Quotes in support of the legislation can be viewed below:
John Lettieri, President and CEO, Economic Innovation Group:
“Supporting economic growth in low-income communities remains an urgent challenge as the country recovers from the severe disruption of the pandemic. One powerful way to do that is to strengthen the Opportunity Zones incentive, which has proven to be an effective tool for encouraging investment in struggling areas throughout the country,” said John Lettieri, President and CEO of the Economic Innovation Group. “The Opportunity Zones Transparency, Extension, and Improvement Act would enhance the policy on multiple fronts, including by enacting careful reporting and measurement standards, strengthening the incentive to draw in greater investment, creating new ways to attract funding for high-impact activities, and refining the map of designated communities to better align with the intent of the law. EIG applauds the bill’s sponsors for their thoughtful, bipartisan leadership in bringing this important legislation to fruition.”
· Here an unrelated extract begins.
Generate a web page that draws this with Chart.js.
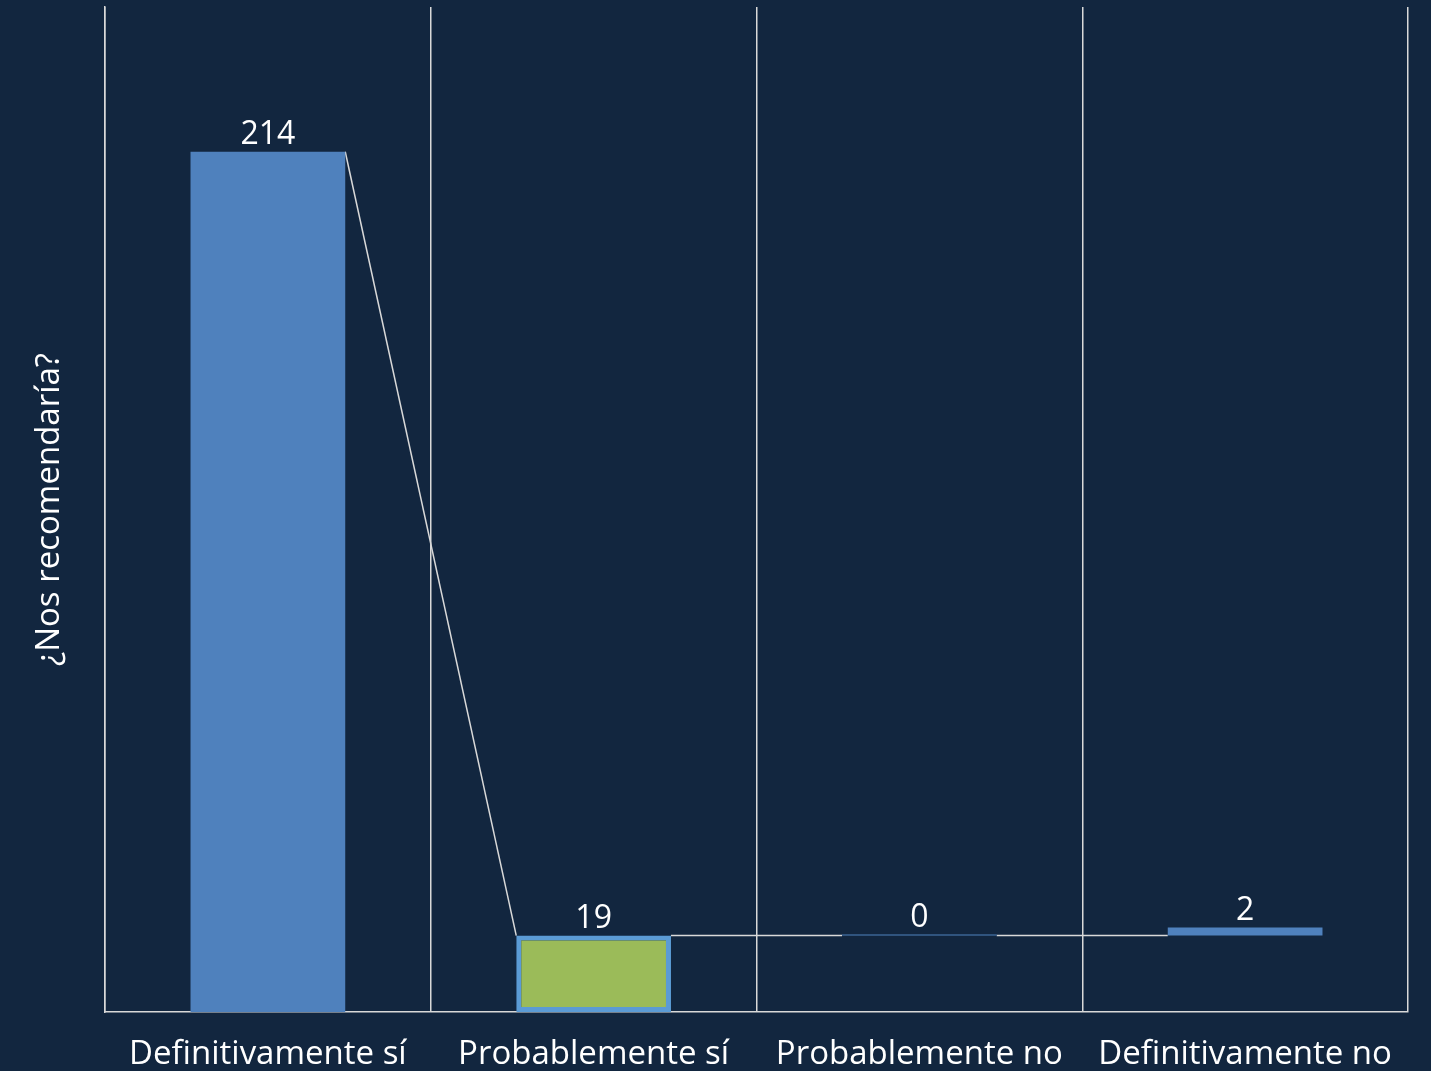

Rick Wade, Senior Vice President, U.S. Chamber of Commerce:
“The Opportunity Zone program is a positive, compelling example of government and the private sector working together to solve our nation’s challenges. Investments made possible through the Opportunity Zone program will help underserved communities struggling to bounce back from pandemic-induced economic hardships. The U.S. Chamber of Commerce is proud to support this bipartisan legislation that ensures Opportunity Zone financing reaches the areas of our country that need it the most and expands the reach of a public-private partnership on track to decrease the poverty rate by 11 percent,” said Rick Wade, Senior Vice President at the U.S. Chamber of Commerce
Katie Kramer, Vice President, Council of Development Finance Agencies:
“The Council of Development Finance Agencies is grateful to Congress for their efforts to introduce important reforms to Opportunity Zones. The State and Community Dynamism Fund is critically needed at the local levels to fully deploy comprehensive OZ strategies in disinvested communities. We stand ready to support the implementation of the Opportunity Zones Transparency, Extension, and Improvement Act.”